> THE EXERCISE
Write out the entire listing below exactly as it appears, minus any pictures.

> SUPPLIED DATA
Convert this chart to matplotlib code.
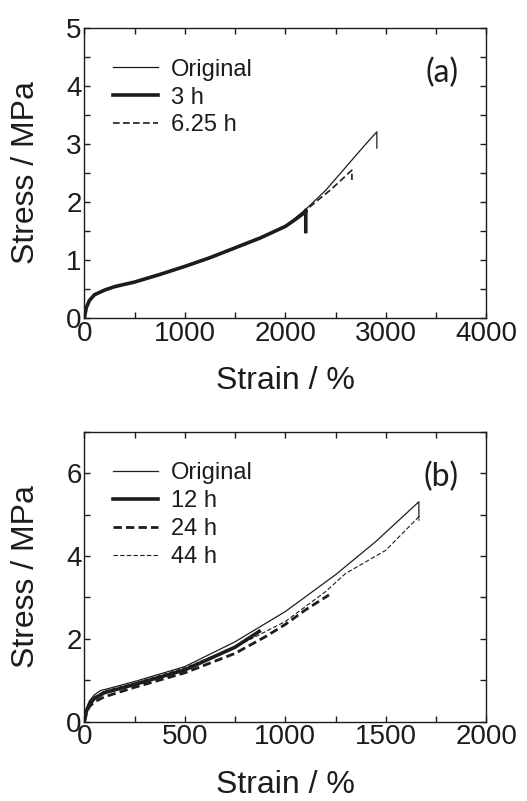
"""Stress-strain curves, panels (a) and (b)"""

import matplotlib.pyplot as plt

# panel (a)
strain_a_orig = [0, 20, 50, 100, 200, 300, 500, 750, 1000, 1250, 1500, 1750,
                 2000, 2200, 2400, 2600, 2800, 2910, 2910]
stress_a_orig = [0, 0.18, 0.3, 0.4, 0.48, 0.53, 0.62, 0.75, 0.88, 1.03, 1.2,
                 1.37, 1.58, 1.87, 2.2, 2.6, 3.0, 3.21, 2.93]
strain_a_3h = [0, 20, 50, 100, 200, 300, 500, 750, 1000, 1250, 1500, 1750,
               2000, 2100, 2200, 2203, 2203]
stress_a_3h = [0, 0.18, 0.3, 0.4, 0.48, 0.54, 0.62, 0.75, 0.89, 1.04, 1.21,
               1.38, 1.58, 1.7, 1.83, 1.86, 1.49]
strain_a_625h = [0, 20, 50, 100, 200, 300, 500, 750, 1000, 1250, 1500, 1750,
                 2000, 2200, 2300, 2450, 2600, 2662, 2662]
stress_a_625h = [0, 0.18, 0.3, 0.4, 0.48, 0.54, 0.62, 0.75, 0.89, 1.04, 1.21,
                 1.38, 1.58, 1.85, 2.0, 2.21, 2.45, 2.55, 2.38]

# panel (b)
strain_b_orig = [0, 10, 25, 50, 80, 120, 250, 500, 750, 1000, 1250, 1450,
                 1664, 1664]
stress_b_orig = [0, 0.3, 0.5, 0.65, 0.75, 0.8, 0.97, 1.33, 1.93, 2.66, 3.55,
                 4.35, 5.31, 4.92]
strain_b_12h = [0, 10, 25, 50, 100, 250, 500, 750, 870]
stress_b_12h = [0, 0.25, 0.42, 0.56, 0.7, 0.9, 1.25, 1.8, 2.18]
strain_b_24h = [0, 10, 25, 50, 100, 250, 500, 750, 900, 1000, 1100, 1217]
stress_b_24h = [0, 0.2, 0.36, 0.48, 0.6, 0.83, 1.18, 1.65, 2.05, 2.35, 2.7,
                3.06]
strain_b_44h = [0, 10, 25, 50, 100, 250, 500, 750, 1000, 1200, 1300, 1500,
                1664, 1664]
stress_b_44h = [0, 0.28, 0.46, 0.6, 0.74, 0.93, 1.3, 1.8, 2.42, 3.14, 3.58,
                4.14, 4.95, 4.85]

INK = '#1c1c1c'


def style_axes(ax, xmax, xmajor, xminor, ymax, ymajor, yminor):
    """Frame, ticks and labels shared by both panels"""
    ax.set_xlim(0, xmax)
    ax.set_ylim(0, ymax)
    ax.set_xticks(range(0, xmax + 1, xmajor))
    ax.set_xticks(range(0, xmax + 1, xminor), minor=True)
    ax.set_yticks(range(0, ymax + 1, ymajor))
    ax.set_yticks([v * yminor for v in range(int(ymax / yminor) + 1)],
                  minor=True)
    ax.tick_params(which='both', direction='in', top=True, right=True,
                   colors=INK, width=1.0)
    ax.tick_params(which='major', length=4.5, labelsize=20, pad=2)
    ax.tick_params(which='minor', length=4.0)
    for s in ax.spines.values():
        s.set_linewidth(1.0)
        s.set_color(INK)
    ax.set_xlabel('Strain / %', fontsize=23, color=INK)
    ax.xaxis.set_label_coords(0.5, -0.165)
    ax.set_ylabel('Stress / MPa', fontsize=23, color=INK, va='center')
    ax.yaxis.set_label_coords(-0.144, 0.5)


def add_legend(ax):
    """Frameless legend in the upper left"""
    ax.legend(loc='upper left', bbox_to_anchor=(0.042, 0.935), frameon=False,
              fontsize=17, handlelength=1.9, handletextpad=0.55,
              labelspacing=0.25, borderpad=0, labelcolor=INK)


def main():
    """Main function"""
    plt.rcParams['font.family'] = ['Liberation Sans', 'DejaVu Sans']
    fig = plt.figure(figsize=(5.27, 8.01), dpi=100)

    ax1 = fig.add_axes([0.160, 0.603, 0.763, 0.362])
    ax1.plot(strain_a_orig, stress_a_orig, color=INK, lw=0.9,
             label='Original')
    ax1.plot(strain_a_3h, stress_a_3h, color=INK, lw=2.6, label='3 h')
    ax1.plot(strain_a_625h, stress_a_625h, color=INK, lw=1.2, ls=(0, (4, 2)),
             label='6.25 h')
    style_axes(ax1, 4000, 1000, 500, 5, 1, 0.5)
    add_legend(ax1)
    ax1.text(0.93, 0.845, '(a)', transform=ax1.transAxes, fontsize=23,
             family='Lato', color=INK, ha='right', va='center')

    ax2 = fig.add_axes([0.160, 0.099, 0.763, 0.362])
    ax2.plot(strain_b_orig, stress_b_orig, color=INK, lw=0.9,
             label='Original')
    ax2.plot(strain_b_12h, stress_b_12h, color=INK, lw=2.6, label='12 h')
    ax2.plot(strain_b_24h, stress_b_24h, color=INK, lw=2.0, ls=(0, (3, 1.5)),
             label='24 h')
    ax2.plot(strain_b_44h, stress_b_44h, color=INK, lw=0.8, ls=(0, (4, 2)),
             label='44 h')
    style_axes(ax2, 2000, 500, 250, 7, 2, 1)
    add_legend(ax2)
    ax2.text(0.93, 0.845, '(b)', transform=ax2.transAxes, fontsize=23,
             family='Lato', color=INK, ha='right', va='center')

    fig.savefig('out.png', dpi=100)


if __name__ == "__main__":
    main()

> RESULT BELOW
Convert this chart to matplotlib code.
"""Stress-strain curves, panels (a) and (b)"""

import matplotlib.pyplot as plt

# panel (a)
strain_a_orig = [0, 20, 50, 100, 200, 300, 500, 750, 1000, 1250, 1500, 1750,
                 2000, 2200, 2400, 2600, 2800, 2910, 2910]
stress_a_orig = [0, 0.18, 0.3, 0.4, 0.48, 0.53, 0.62, 0.75, 0.88, 1.03, 1.2,
                 1.37, 1.58, 1.87, 2.2, 2.6, 3.0, 3.21, 2.93]
strain_a_3h = [0, 20, 50, 100, 200, 300, 500, 750, 1000, 1250, 1500, 1750,
               2000, 2100, 2200, 2203, 2203]
stress_a_3h = [0, 0.18, 0.3, 0.4, 0.48, 0.54, 0.62, 0.75, 0.89, 1.04, 1.21,
               1.38, 1.58, 1.7, 1.83, 1.86, 1.49]
strain_a_625h = [0, 20, 50, 100, 200, 300, 500, 750, 1000, 1250, 1500, 1750,
                 2000, 2200, 2300, 2450, 2600, 2662, 2662]
stress_a_625h = [0, 0.18, 0.3, 0.4, 0.48, 0.54, 0.62, 0.75, 0.89, 1.04, 1.21,
                 1.38, 1.58, 1.85, 2.0, 2.21, 2.45, 2.55, 2.38]

# panel (b)
strain_b_orig = [0, 10, 25, 50, 80, 120, 250, 500, 750, 1000, 1250, 1450,
                 1664, 1664]
stress_b_orig = [0, 0.3, 0.5, 0.65, 0.75, 0.8, 0.97, 1.33, 1.93, 2.66, 3.55,
                 4.35, 5.31, 4.92]
strain_b_12h = [0, 10, 25, 50, 100, 250, 500, 750, 870]
stress_b_12h = [0, 0.25, 0.42, 0.56, 0.7, 0.9, 1.25, 1.8, 2.18]
strain_b_24h = [0, 10, 25, 50, 100, 250, 500, 750, 900, 1000, 1100, 1217]
stress_b_24h = [0, 0.2, 0.36, 0.48, 0.6, 0.83, 1.18, 1.65, 2.05, 2.35, 2.7,
                3.06]
strain_b_44h = [0, 10, 25, 50, 100, 250, 500, 750, 1000, 1200, 1300, 1500,
                1664, 1664]
stress_b_44h = [0, 0.28, 0.46, 0.6, 0.74, 0.93, 1.3, 1.8, 2.42, 3.14, 3.58,
                4.14, 4.95, 4.85]

INK = '#1c1c1c'


def style_axes(ax, xmax, xmajor, xminor, ymax, ymajor, yminor):
    """Frame, ticks and labels shared by both panels"""
    ax.set_xlim(0, xmax)
    ax.set_ylim(0, ymax)
    ax.set_xticks(range(0, xmax + 1, xmajor))
    ax.set_xticks(range(0, xmax + 1, xminor), minor=True)
    ax.set_yticks(range(0, ymax + 1, ymajor))
    ax.set_yticks([v * yminor for v in range(int(ymax / yminor) + 1)],
                  minor=True)
    ax.tick_params(which='both', direction='in', top=True, right=True,
                   colors=INK, width=1.0)
    ax.tick_params(which='major', length=4.5, labelsize=20, pad=2)
    ax.tick_params(which='minor', length=4.0)
    for s in ax.spines.values():
        s.set_linewidth(1.0)
        s.set_color(INK)
    ax.set_xlabel('Strain / %', fontsize=23, color=INK)
    ax.xaxis.set_label_coords(0.5, -0.165)
    ax.set_ylabel('Stress / MPa', fontsize=23, color=INK, va='center')
    ax.yaxis.set_label_coords(-0.144, 0.5)


def add_legend(ax):
    """Frameless legend in the upper left"""
    ax.legend(loc='upper left', bbox_to_anchor=(0.042, 0.935), frameon=False,
              fontsize=17, handlelength=1.9, handletextpad=0.55,
              labelspacing=0.25, borderpad=0, labelcolor=INK)


def main():
    """Main function"""
    plt.rcParams['font.family'] = ['Liberation Sans', 'DejaVu Sans']
    fig = plt.figure(figsize=(5.27, 8.01), dpi=100)

    ax1 = fig.add_axes([0.160, 0.603, 0.763, 0.362])
    ax1.plot(strain_a_orig, stress_a_orig, color=INK, lw=0.9,
             label='Original')
    ax1.plot(strain_a_3h, stress_a_3h, color=INK, lw=2.6, label='3 h')
    ax1.plot(strain_a_625h, stress_a_625h, color=INK, lw=1.2, ls=(0, (4, 2)),
             label='6.25 h')
    style_axes(ax1, 4000, 1000, 500, 5, 1, 0.5)
    add_legend(ax1)
    ax1.text(0.93, 0.845, '(a)', transform=ax1.transAxes, fontsize=23,
             family='Lato', color=INK, ha='right', va='center')

    ax2 = fig.add_axes([0.160, 0.099, 0.763, 0.362])
    ax2.plot(strain_b_orig, stress_b_orig, color=INK, lw=0.9,
             label='Original')
    ax2.plot(strain_b_12h, stress_b_12h, color=INK, lw=2.6, label='12 h')
    ax2.plot(strain_b_24h, stress_b_24h, color=INK, lw=2.0, ls=(0, (3, 1.5)),
             label='24 h')
    ax2.plot(strain_b_44h, stress_b_44h, color=INK, lw=0.8, ls=(0, (4, 2)),
             label='44 h')
    style_axes(ax2, 2000, 500, 250, 7, 2, 1)
    add_legend(ax2)
    ax2.text(0.93, 0.845, '(b)', transform=ax2.transAxes, fontsize=23,
             family='Lato', color=INK, ha='right', va='center')

    fig.savefig('out.png', dpi=100)


if __name__ == "__main__":
    main()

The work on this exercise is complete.